[DATA TO PROCESS]:
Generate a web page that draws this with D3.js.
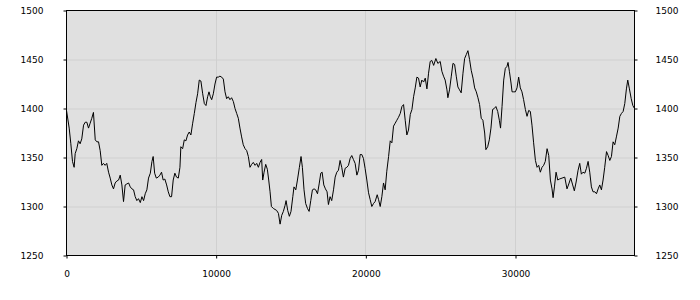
<!DOCTYPE html>
<html>
<head>
<meta charset="utf-8">
<script src="https://cdn.jsdelivr.net/npm/d3@7"></script>
<style>
  body { margin: 0; background: #fff; }
  .tick text { font-family: "DejaVu Sans", Verdana, sans-serif; font-size: 9px; fill: #000; }
</style>
</head>
<body>
<div id="chart"></div>
<script>
// x positions of the samples
var xs = [0,180,290,400,510,580,690,800,910,1020,1140,1250,1360,1470,1580,1690,1800,1920,2030,2140,
  2250,2360,2470,2580,2690,2810,2920,3030,3140,3250,3360,3480,3590,3700,3810,3920,4030,4150,4260,4370,
  4480,4590,4700,4810,4930,5040,5150,5260,5370,5480,5600,5710,5790,5890,6000,6130,6240,
  6350,6460,6570,6690,6800,6910,7020,7130,7240,7350,7470,7580,7640,7760,7870,7980,8090,8200,8310,8430,
  8540,8650,8760,8870,8980,9100,9210,9320,9430,9520,9610,9700,9810,9920,10030,10140,10250,10370,10480,
  10590,10700,10810,10920,11030,11150,11260,11370,11480,11590,11700,11810,11930,12040,12150,12260,12370,12480,
  12600,12710,12820,12930,13040,13110,13200,13310,13420,13510,13600,13690,13820,13930,14040,14160,14270,14380,
  14490,14600,14670,14780,14890,15000,15120,15200,15320,15430,15560,15670,15760,15870,15980,16100,16210,16320,
  16430,16540,16650,16770,16880,16990,17080,17190,17300,17410,17500,17610,17720,17840,17950,18060,18170,18280,
  18390,18500,18620,18730,18840,18950,
  19060,19170,19285,19400,19510,19620,19730,19840,19950,20066,20180,20290,20400,20510,20620,20760,20850,20960,
  21070,21180,21290,21400,21520,21630,21740,21850,21960,22070,22180,22300,22410,22520,22630,22740,22850,22970,
  23080,23190,23300,23410,23520,23630,23740,23860,23970,24080,24190,24300,24410,24530,24680,24810,24970,
  25080,25190,25300,25420,25480,25590,25710,25820,25930,26040,26150,26260,26370,26490,26600,26710,26820,26930,
  27040,27160,27270,27380,27490,27600,27710,27820,27940,28020,28140,28250,28360,28470,28580,28690,28810,28920,
  29000,29100,29210,29320,29430,29500,29590,29700,29770,29880,29990,30100,30210,30320,30430,30540,30660,30770,
  30880,30990,31100,31210,
  31330,31440,31550,31660,31770,31880,31990,32110,32220,32330,32440,32510,32600,32710,32820,32930,33110,33290,
  33440,33560,33690,33820,33930,34050,34180,34290,34400,34510,34630,34740,34850,34960,35070,35180,35300,35410,
  35520,35630,35740,35850,35960,36080,36190,36300,36410,36520,36630,36740,36860,36970,37080,37190,37300,37410,
  37500,37610,37730,37840,37950];

// series values
var values = [1398,1380,1364,1346,1340,1354,1359,1367,1364,1369,1383,1386,1386,1380,1385,1390,1396,1368,1366,1366,
  1357,1342,1344,1342,1344,1335,1329,1322,1318,1324,1326,1327,1332,1322,1305,1322,1323,1324,1320,1318,
  1317,1310,1306,1308,1304,1310,1306,1313,1317,1329,1334,1346,1351,1334,1329,1330,1332,
  1335,1327,1328,1322,1315,1310,1310,1327,1334,1330,1329,1340,1361,1359,1368,1367,1373,1376,1373,1385,
  1395,1406,1415,1429,1428,1415,1405,1403,1412,1417,1412,1409,1415,1425,1432,1432,1433,1432,1430,
  1417,1410,1412,1409,1411,1407,1400,1395,1390,1380,1371,1363,1359,1357,1351,1340,1343,1345,
  1342,1344,1340,1345,1348,1327,1335,1343,1338,1327,1315,1300,1298,1297,1296,1293,1282,1291,
  1295,1301,1306,1296,1290,1295,1310,1320,1317,1327,1340,1351,1340,1317,1303,1298,1295,1306,
  1317,1318,1317,1313,1323,1334,1335,1322,1318,1315,1302,1310,1306,1317,1330,1335,1337,1347,
  1340,1330,1339,1340,1342,1349,
  1352,1348,1344,1332,1337,1353,1353,1349,1339,1327,1314,1307,1300,1303,1305,1312,1307,1300,
  1310,1324,1317,1336,1351,1367,1365,1382,1385,1388,1391,1395,1402,1404,1388,1373,1378,1394,
  1399,1412,1421,1432,1431,1422,1429,1427,1431,1420,1436,1448,1449,1444,1451,1446,1448,
  1438,1433,1429,1419,1411,1419,1433,1446,1445,1433,1422,1419,1416,1436,1451,1455,1459,1450,
  1439,1431,1421,1417,1411,1404,1390,1388,1375,1358,1361,1368,1380,1399,1400,1402,1397,1388,
  1380,1402,1429,1441,1443,1447,1438,1426,1417,1417,1417,1421,1432,1421,1417,1409,1399,1392,
  1398,1397,1383,1365,
  1347,1340,1342,1335,1340,1342,1346,1359,1352,1327,1318,1309,1320,1335,1327,1328,1329,1330,
  1318,1323,1329,1322,1316,1325,1337,1344,1333,1335,1334,1339,1346,1335,1320,1315,1315,1313,
  1318,1322,1317,1327,1340,1356,1352,1347,1351,1366,1363,1371,1380,1392,1395,1397,1405,1420,
  1429,1420,1410,1403,1400];

var xTicks = [0, 10000, 20000, 30000];
var yTicks = [1250, 1300, 1350, 1400, 1450, 1500];

var margin = {top: 10.5, right: 65.5, bottom: 44.5, left: 66.5},
    width = 700 - margin.left - margin.right,
    height = 300 - margin.top - margin.bottom;

var svg = d3.select("#chart")
    .append("svg")
    .attr("width", 700)
    .attr("height", 300)
    .append("g")
    .attr("transform", "translate(" + margin.left + "," + margin.top + ")");

var x = d3.scaleLinear()
    .domain([0, d3.max(xs)])
    .range([0, width]);

var y = d3.scaleLinear()
    .domain([1250, 1500])
    .range([height, 0]);

// plot background
svg.append("rect")
    .attr("width", width)
    .attr("height", height)
    .attr("fill", "#e0e0e0");

// grid
svg.append("g")
    .selectAll("line.h")
    .data(yTicks.slice(1, -1))
    .enter().append("line")
    .attr("x1", 0).attr("x2", width)
    .attr("y1", function(d) { return Math.round(y(d)) + 0.5; })
    .attr("y2", function(d) { return Math.round(y(d)) + 0.5; })
    .attr("stroke", "#d0d0d0");

svg.append("g")
    .selectAll("line.v")
    .data(xTicks.slice(1))
    .enter().append("line")
    .attr("y1", 0).attr("y2", height)
    .attr("x1", function(d) { return Math.round(x(d)); })
    .attr("x2", function(d) { return Math.round(x(d)); })
    .attr("stroke", "#d0d0d0");

// the line
var line = d3.line()
    .x(function(d, i) { return x(xs[i]); })
    .y(function(d) { return y(d); });

svg.append("path")
    .datum(values)
    .attr("fill", "none")
    .attr("stroke", "#000")
    .attr("stroke-width", 1)
    .attr("d", line);

// frame
svg.append("rect")
    .attr("width", width)
    .attr("height", height)
    .attr("fill", "none")
    .attr("stroke", "#000");

// axes
svg.append("g")
    .attr("transform", "translate(0," + height + ")")
    .call(d3.axisBottom(x).tickValues(xTicks).tickFormat(d3.format("d")).tickSize(3).tickPadding(12))
    .call(function(g) { g.select(".domain").remove(); });

svg.append("g")
    .call(d3.axisLeft(y).tickValues(yTicks).tickFormat(d3.format("d")).tickSize(3).tickPadding(20))
    .call(function(g) { g.select(".domain").remove(); });

svg.append("g")
    .attr("transform", "translate(" + width + ",0)")
    .call(d3.axisRight(y).tickValues(yTicks).tickFormat(d3.format("d")).tickSize(3).tickPadding(18))
    .call(function(g) { g.select(".domain").remove(); });
</script>
</body>
</html>
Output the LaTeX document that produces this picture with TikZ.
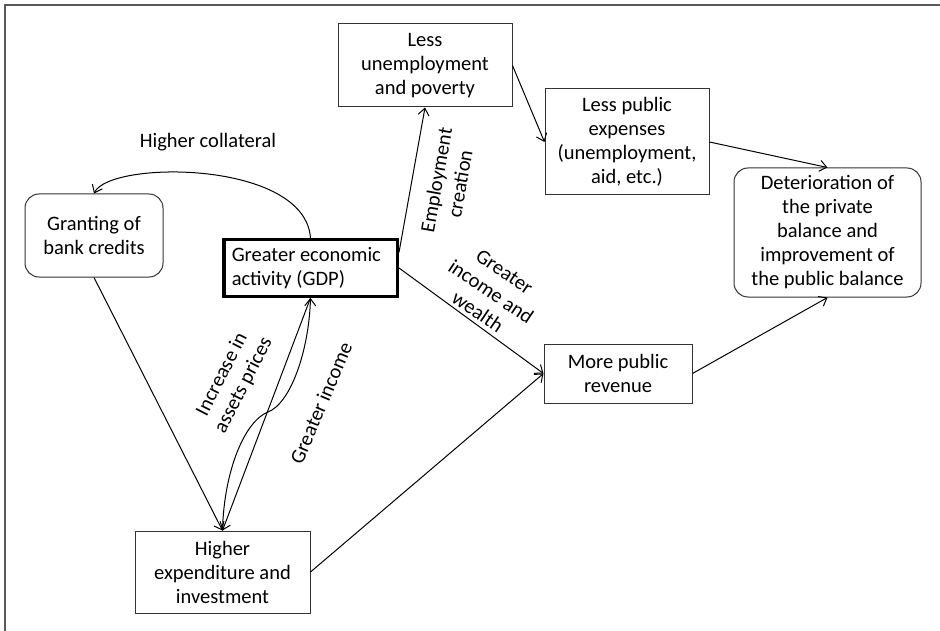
\documentclass[tikz,border=0pt]{standalone}
\usepackage{fontspec}
\setmainfont{Carlito}
\usetikzlibrary{arrows.meta}
\begin{document}
\begin{tikzpicture}[x=1pt,y=-1pt,
  txt/.style={font=\fontsize{20.5}{24}\selectfont},
  box/.style={txt, draw=black!80, line width=1pt, inner sep=0pt, align=center},
  rbox/.style={box, rounded corners=14pt},
  conn/.style={line width=1pt, -{Straight Barb[length=7pt,width=11pt]}},
  lbl/.style={txt, align=center, inner sep=0pt}]
\useasboundingbox (0,0) rectangle (940,631);
\draw[black!65, line width=1.5pt] (5,650) -- (5,5) -- (960,5);

\node[box, minimum width=174pt, minimum height=83pt] (LU) at (425,65.5) {Less\\unemployment\\and poverty};
\node[box, minimum width=164pt, minimum height=106pt] (LPE) at (627,142) {Less public\\expenses\\(unemployment,\\aid, etc.)};
\node[rbox, minimum width=187pt, minimum height=129pt] (DET) at (827.5,232.5) {Deterioration of\\the private\\balance and\\improvement of\\the public balance};
\node[rbox, minimum width=138pt, minimum height=83pt] (GR) at (94,235.5) {Granting of\\bank credits};
\node[box, draw=black, line width=3.5pt, minimum width=173.5pt, minimum height=56.5pt, inner xsep=8pt, text width=157.5pt, align=flush left] (GDP) at (310.5,268) {Greater economic\\activity (GDP)};
\node[box, minimum width=148pt, minimum height=59pt] (MPR) at (618,373.5) {More public\\revenue};
\node[box, minimum width=175pt, minimum height=82pt] (HE) at (222.5,572) {Higher\\expenditure and\\investment};

\draw[conn] (GDP.10) -- (LU.south);
\draw[conn] (GDP.east) -- (MPR.west);
\draw[conn] (LU.east) -- (LPE.west);
\draw[conn] (LPE.east) -- (DET.north);
\draw[conn] (MPR.east) -- (DET.south);
\draw[conn] (HE.east) -- (MPR.west);
\draw[conn] (GR.south) -- (HE.north);
\draw[conn] (GDP.south) -- (HE.north);
\draw[conn] (HE.north) .. controls (224,470) and (245,421) .. (268,412)
  .. controls (291,403) and (309,350) .. (GDP.south);
\draw[conn] (GDP.north) .. controls (305,160) and (110,160) .. (GR.north);

\node[lbl] (lHC) at (208,142) {Higher collateral};
\node[lbl, rotate=80] (lEC) at (448,182) {Employment\\creation};
\node[lbl, rotate=-34] (lGW) at (491,292) {Greater\\income and\\wealth};
\node[lbl, rotate=63] (lAP) at (233,380) {Increase in\\assets prices};
\node[lbl, rotate=67] (lGI) at (321,403) {Greater income};
\end{tikzpicture}
\end{document}
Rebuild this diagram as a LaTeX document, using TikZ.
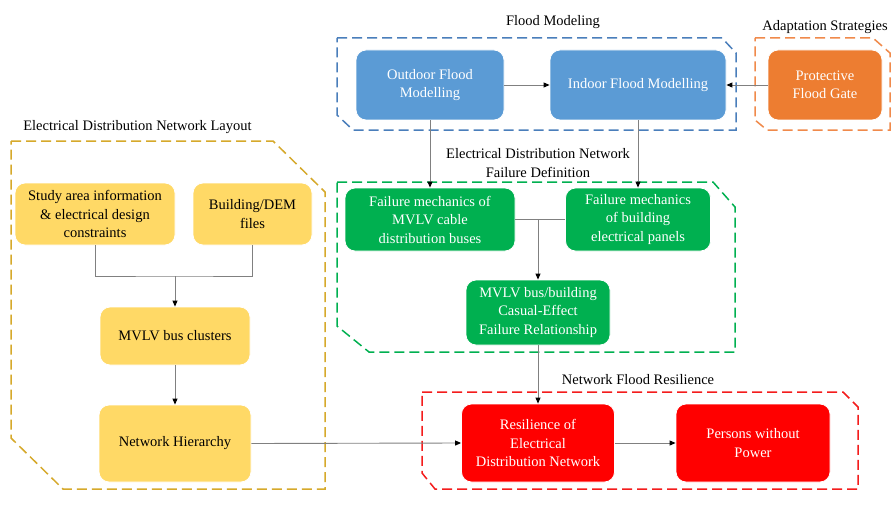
\documentclass[tikz,border=0pt]{standalone}
\usepackage{fontspec}
\setmainfont{Liberation Serif}
\usetikzlibrary{arrows.meta}
\definecolor{cblue}{HTML}{5B9BD5}
\definecolor{corange}{HTML}{ED7D31}
\definecolor{cyellow}{HTML}{FFD966}
\definecolor{cgreen}{HTML}{00B050}
\definecolor{cred}{HTML}{FF0000}
\definecolor{dblue}{HTML}{4A7EBB}
\definecolor{dorange}{HTML}{F08A4B}
\definecolor{dyellow}{HTML}{D6A92B}
\definecolor{dgreen}{HTML}{00B050}
\definecolor{dred}{HTML}{F41C1C}
\definecolor{lgray}{HTML}{808080}
\begin{document}
\begin{tikzpicture}[x=1pt,y=-1pt,
  box/.style={rounded corners=10pt, draw=white, line width=0.8pt, align=center, inner sep=0pt,
    font=\fontsize{14.5}{18.5}\selectfont},
  bluebox/.style={box, fill=cblue, text=white},
  orangebox/.style={box, fill=corange, text=white},
  yellowbox/.style={box, fill=cyellow, text=black},
  greenbox/.style={box, fill=cgreen, text=white},
  redbox/.style={box, fill=cred, text=white},
  grouplabel/.style={align=center, inner sep=0pt, font=\fontsize{14.5}{18.5}\selectfont},
  region/.style={dash pattern=on 10pt off 5pt, line width=1.5pt, line join=miter},
  conn/.style={draw=lgray, line width=0.9pt},
  arr/.style={conn, -{Triangle[length=6pt,width=5pt,color=black]}}
]
\useasboundingbox (0,0) rectangle (896,508);
\fill[white] (0,0) rectangle (896,508);

% dashed regions
\draw[region, dblue] (337,38) -- (722,38) -- (736,53) -- (736,130) -- (353,130) -- (337,115) -- cycle;
\draw[region, dorange] (755,38) -- (873,38) -- (890,53) -- (890,130) -- (767,130) -- (755,120) -- cycle;
\draw[region, dgreen] (337,182) -- (713,182) -- (735,207) -- (735,352) -- (369,352) -- (337,326) -- cycle;
\draw[region, dred] (422,392) -- (843,392) -- (858,407) -- (858,489) -- (435,489) -- (422,473) -- cycle;
\draw[region, dyellow] (11,141) -- (273,141) -- (325,192) -- (325,489) -- (63,489) -- (11,438) -- cycle;

% group labels
\node[grouplabel] (lflood) at (553,22) {Flood Modeling};
\node[grouplabel] (ladapt) at (825,27) {Adaptation Strategies};
\node[grouplabel] (lfail) at (538,163) {Electrical Distribution Network\\Failure Definition};
\node[grouplabel] (lres) at (638,380) {Network Flood Resilience};
\node[grouplabel] (llayout) at (137.5,127) {Electrical Distribution Network Layout};

% boxes
\node[bluebox, minimum width=148pt, minimum height=70pt] (out) at (430,85) {Outdoor Flood\\Modelling};
\node[bluebox, minimum width=176pt, minimum height=70pt] (in) at (638,85) {Indoor Flood Modelling};
\node[orangebox, minimum width=114pt, minimum height=70pt] (gate) at (825,85) {Protective\\Flood Gate};

\node[greenbox, minimum width=170pt, minimum height=63pt] (fm1) at (430,219.5) {Failure mechanics of\\MVLV cable\\distribution buses};
\node[greenbox, minimum width=145pt, minimum height=63pt] (fm2) at (638,219.5) {Failure mechanics\\of building\\electrical panels};
\node[greenbox, minimum width=144pt, minimum height=65pt] (bus) at (538,312.5) {MVLV bus/building\\Casual-Effect\\Failure Relationship};

\node[redbox, minimum width=153pt, minimum height=78pt] (res) at (538,443) {Resilience of\\Electrical\\Distribution Network};
\node[redbox, minimum width=154pt, minimum height=78pt] (pers) at (753,443) {Persons without\\Power};

\node[yellowbox, minimum width=160pt, minimum height=62pt] (study) at (95,214) {Study area information\\\& electrical design\\constraints};
\node[yellowbox, minimum width=119pt, minimum height=62pt] (bldg) at (252.5,214) {Building/DEM\\files};
\node[yellowbox, minimum width=150pt, minimum height=58pt] (clus) at (175,336) {MVLV bus clusters};
\node[yellowbox, minimum width=152pt, minimum height=77pt] (hier) at (175,443.5) {Network Hierarchy};

% connectors
\draw[arr] (out.east) -- (in.west);
\draw[arr] (gate.west) -- (in.east);
\draw[arr] (out.south) -- (fm1.north);
\draw[arr] (in.south) -- (fm2.north);
\draw[conn] (fm1.east) -- (fm2.west);
\coordinate (j) at (fm1.east -| bus.north);
\draw[arr] (j) -- (bus.north);
\draw[arr] (bus.south) -- (res.north);
\draw[arr] (res.east) -- (pers.west);
\coordinate (k) at (175,276);
\draw[conn] (study.south) |- (k) -| (bldg.south);
\draw[arr] (k) -- (clus.north);
\draw[arr] (clus.south) -- (hier.north);
\draw[arr] (hier.east) -- (res.west);
\end{tikzpicture}
\end{document}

[EXERCISE INSTRUCTIONS]: Your task is to pick out every line with the string "this" and copy it.

[WRITTEN SOLUTION]:
Generate a web page that draws this with D3.js.
Output the LaTeX document that produces this picture with TikZ.
Rebuild this diagram as a LaTeX document, using TikZ.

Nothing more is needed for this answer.